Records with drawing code
::::::
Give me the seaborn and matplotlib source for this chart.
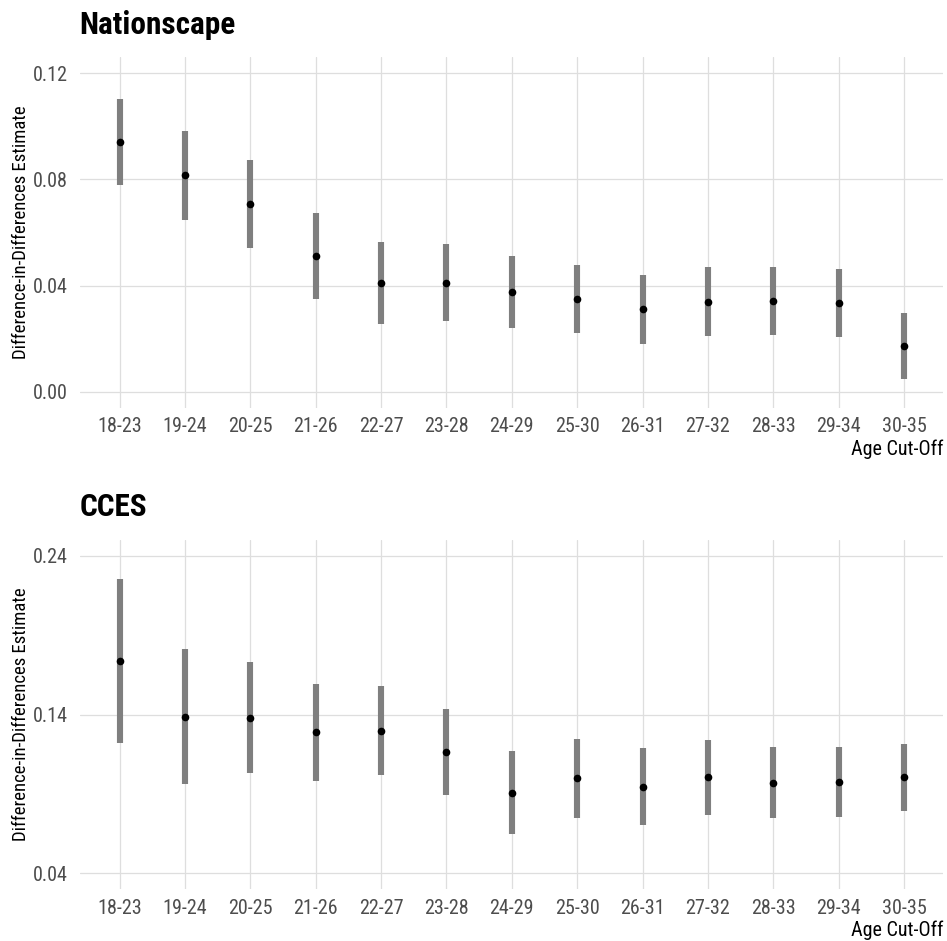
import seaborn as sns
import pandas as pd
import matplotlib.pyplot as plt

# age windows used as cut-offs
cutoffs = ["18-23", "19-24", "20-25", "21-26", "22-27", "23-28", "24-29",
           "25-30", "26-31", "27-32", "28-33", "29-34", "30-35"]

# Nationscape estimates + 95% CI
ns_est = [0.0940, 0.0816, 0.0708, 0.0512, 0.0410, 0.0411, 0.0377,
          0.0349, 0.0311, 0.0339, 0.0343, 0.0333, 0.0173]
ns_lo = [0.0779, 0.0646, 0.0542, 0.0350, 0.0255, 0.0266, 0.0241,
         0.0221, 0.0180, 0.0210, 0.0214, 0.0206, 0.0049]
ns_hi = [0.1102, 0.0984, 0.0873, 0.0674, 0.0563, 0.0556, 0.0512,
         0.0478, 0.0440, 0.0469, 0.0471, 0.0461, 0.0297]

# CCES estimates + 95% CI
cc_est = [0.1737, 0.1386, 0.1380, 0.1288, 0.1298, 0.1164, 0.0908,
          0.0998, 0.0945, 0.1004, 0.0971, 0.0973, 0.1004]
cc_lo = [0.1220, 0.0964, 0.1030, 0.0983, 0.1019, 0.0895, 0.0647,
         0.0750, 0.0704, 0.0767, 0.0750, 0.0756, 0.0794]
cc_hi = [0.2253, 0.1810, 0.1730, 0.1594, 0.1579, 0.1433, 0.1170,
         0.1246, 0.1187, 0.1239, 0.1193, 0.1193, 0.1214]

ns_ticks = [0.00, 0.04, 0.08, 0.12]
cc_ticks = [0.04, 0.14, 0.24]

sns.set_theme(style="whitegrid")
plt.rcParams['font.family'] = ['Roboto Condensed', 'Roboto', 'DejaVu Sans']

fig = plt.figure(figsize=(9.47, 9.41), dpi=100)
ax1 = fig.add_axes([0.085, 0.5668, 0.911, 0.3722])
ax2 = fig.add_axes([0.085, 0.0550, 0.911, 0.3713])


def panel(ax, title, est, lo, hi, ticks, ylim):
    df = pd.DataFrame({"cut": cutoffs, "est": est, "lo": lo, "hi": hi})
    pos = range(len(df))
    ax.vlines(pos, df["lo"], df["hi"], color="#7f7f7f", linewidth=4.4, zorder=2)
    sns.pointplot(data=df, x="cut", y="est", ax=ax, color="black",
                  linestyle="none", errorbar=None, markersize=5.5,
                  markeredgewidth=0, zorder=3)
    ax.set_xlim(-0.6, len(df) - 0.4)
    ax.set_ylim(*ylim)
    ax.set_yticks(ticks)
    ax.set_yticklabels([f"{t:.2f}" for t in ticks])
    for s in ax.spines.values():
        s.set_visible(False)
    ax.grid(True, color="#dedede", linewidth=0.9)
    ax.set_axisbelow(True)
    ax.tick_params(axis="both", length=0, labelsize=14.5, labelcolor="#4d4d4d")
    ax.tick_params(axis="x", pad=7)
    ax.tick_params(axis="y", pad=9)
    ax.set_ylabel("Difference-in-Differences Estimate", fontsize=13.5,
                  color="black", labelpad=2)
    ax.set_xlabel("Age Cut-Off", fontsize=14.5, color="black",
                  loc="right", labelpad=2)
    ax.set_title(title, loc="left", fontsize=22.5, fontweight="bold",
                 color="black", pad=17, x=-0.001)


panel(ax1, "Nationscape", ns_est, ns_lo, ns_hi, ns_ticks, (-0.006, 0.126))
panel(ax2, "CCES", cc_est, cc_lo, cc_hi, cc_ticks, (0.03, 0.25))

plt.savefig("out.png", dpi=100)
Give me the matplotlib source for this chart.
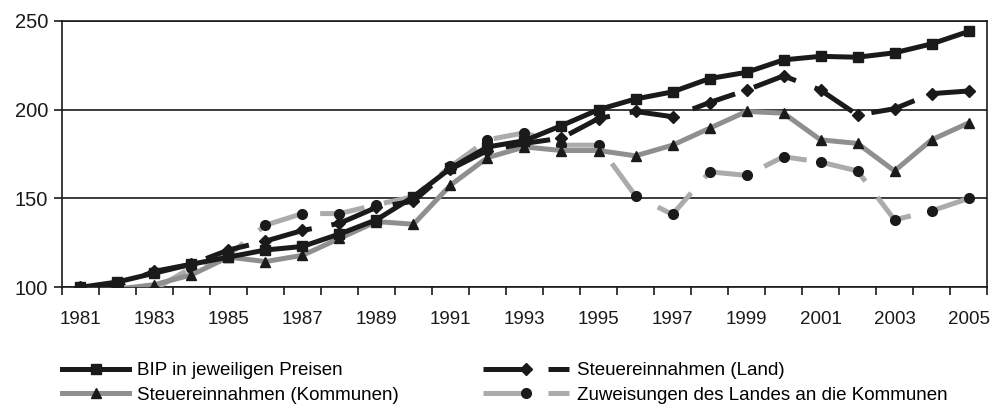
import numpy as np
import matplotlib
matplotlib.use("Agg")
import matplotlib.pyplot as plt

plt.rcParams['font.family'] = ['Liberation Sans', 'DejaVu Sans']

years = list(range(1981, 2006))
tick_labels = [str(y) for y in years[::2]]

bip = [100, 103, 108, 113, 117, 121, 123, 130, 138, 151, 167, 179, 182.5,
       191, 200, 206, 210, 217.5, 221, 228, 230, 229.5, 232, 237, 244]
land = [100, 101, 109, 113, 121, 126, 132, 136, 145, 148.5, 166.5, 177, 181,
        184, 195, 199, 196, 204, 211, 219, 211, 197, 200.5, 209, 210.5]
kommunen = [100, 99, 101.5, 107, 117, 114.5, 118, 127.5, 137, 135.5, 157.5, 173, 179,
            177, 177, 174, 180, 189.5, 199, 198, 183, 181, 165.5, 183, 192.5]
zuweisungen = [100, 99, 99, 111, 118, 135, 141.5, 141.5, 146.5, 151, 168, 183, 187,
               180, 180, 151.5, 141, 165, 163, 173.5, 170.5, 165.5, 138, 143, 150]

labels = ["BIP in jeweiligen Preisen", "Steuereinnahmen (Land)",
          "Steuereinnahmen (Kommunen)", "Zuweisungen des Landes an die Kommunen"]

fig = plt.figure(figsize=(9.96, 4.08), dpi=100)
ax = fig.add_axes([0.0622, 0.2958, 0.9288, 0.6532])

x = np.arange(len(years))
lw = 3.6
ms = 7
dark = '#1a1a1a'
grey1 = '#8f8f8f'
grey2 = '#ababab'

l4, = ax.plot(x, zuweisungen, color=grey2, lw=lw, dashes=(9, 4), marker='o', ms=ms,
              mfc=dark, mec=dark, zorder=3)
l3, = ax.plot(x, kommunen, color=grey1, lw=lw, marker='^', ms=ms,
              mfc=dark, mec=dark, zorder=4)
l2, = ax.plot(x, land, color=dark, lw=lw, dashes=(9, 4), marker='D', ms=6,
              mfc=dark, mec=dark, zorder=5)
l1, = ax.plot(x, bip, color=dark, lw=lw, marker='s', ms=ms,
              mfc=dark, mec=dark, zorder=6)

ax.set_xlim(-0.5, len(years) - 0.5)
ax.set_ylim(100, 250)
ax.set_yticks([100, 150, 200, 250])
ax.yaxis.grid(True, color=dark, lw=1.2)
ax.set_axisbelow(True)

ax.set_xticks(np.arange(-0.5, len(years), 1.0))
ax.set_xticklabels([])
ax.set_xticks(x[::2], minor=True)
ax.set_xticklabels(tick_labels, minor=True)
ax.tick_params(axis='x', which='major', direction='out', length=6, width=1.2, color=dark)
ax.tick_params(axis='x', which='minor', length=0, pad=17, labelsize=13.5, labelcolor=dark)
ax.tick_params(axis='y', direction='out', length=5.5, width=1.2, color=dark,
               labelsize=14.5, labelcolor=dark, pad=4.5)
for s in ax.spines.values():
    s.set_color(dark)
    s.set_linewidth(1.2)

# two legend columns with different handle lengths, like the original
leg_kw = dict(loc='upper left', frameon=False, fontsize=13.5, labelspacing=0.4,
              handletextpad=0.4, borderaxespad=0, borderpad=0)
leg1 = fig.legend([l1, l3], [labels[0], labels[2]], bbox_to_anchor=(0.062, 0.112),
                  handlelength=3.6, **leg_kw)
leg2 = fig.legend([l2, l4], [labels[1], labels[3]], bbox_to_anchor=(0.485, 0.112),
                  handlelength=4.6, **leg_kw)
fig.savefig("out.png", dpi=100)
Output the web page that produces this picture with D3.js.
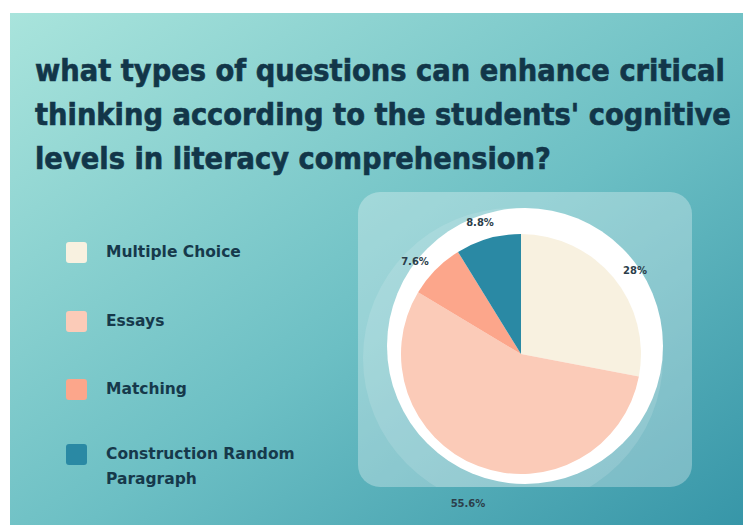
::::::
> _GIVEN TASK_
Up to and including the line that contains "ax2 = fig.add_axes([0.085, 0.0550, 0.911, 0.3713])", print the records above exactly from their first line, without any pictures.

> _TASK RESULT_
Give me the seaborn and matplotlib source for this chart.
import seaborn as sns
import pandas as pd
import matplotlib.pyplot as plt

# age windows used as cut-offs
cutoffs = ["18-23", "19-24", "20-25", "21-26", "22-27", "23-28", "24-29",
           "25-30", "26-31", "27-32", "28-33", "29-34", "30-35"]

# Nationscape estimates + 95% CI
ns_est = [0.0940, 0.0816, 0.0708, 0.0512, 0.0410, 0.0411, 0.0377,
          0.0349, 0.0311, 0.0339, 0.0343, 0.0333, 0.0173]
ns_lo = [0.0779, 0.0646, 0.0542, 0.0350, 0.0255, 0.0266, 0.0241,
         0.0221, 0.0180, 0.0210, 0.0214, 0.0206, 0.0049]
ns_hi = [0.1102, 0.0984, 0.0873, 0.0674, 0.0563, 0.0556, 0.0512,
         0.0478, 0.0440, 0.0469, 0.0471, 0.0461, 0.0297]

# CCES estimates + 95% CI
cc_est = [0.1737, 0.1386, 0.1380, 0.1288, 0.1298, 0.1164, 0.0908,
          0.0998, 0.0945, 0.1004, 0.0971, 0.0973, 0.1004]
cc_lo = [0.1220, 0.0964, 0.1030, 0.0983, 0.1019, 0.0895, 0.0647,
         0.0750, 0.0704, 0.0767, 0.0750, 0.0756, 0.0794]
cc_hi = [0.2253, 0.1810, 0.1730, 0.1594, 0.1579, 0.1433, 0.1170,
         0.1246, 0.1187, 0.1239, 0.1193, 0.1193, 0.1214]

ns_ticks = [0.00, 0.04, 0.08, 0.12]
cc_ticks = [0.04, 0.14, 0.24]

sns.set_theme(style="whitegrid")
plt.rcParams['font.family'] = ['Roboto Condensed', 'Roboto', 'DejaVu Sans']

fig = plt.figure(figsize=(9.47, 9.41), dpi=100)
ax1 = fig.add_axes([0.085, 0.5668, 0.911, 0.3722])
ax2 = fig.add_axes([0.085, 0.0550, 0.911, 0.3713])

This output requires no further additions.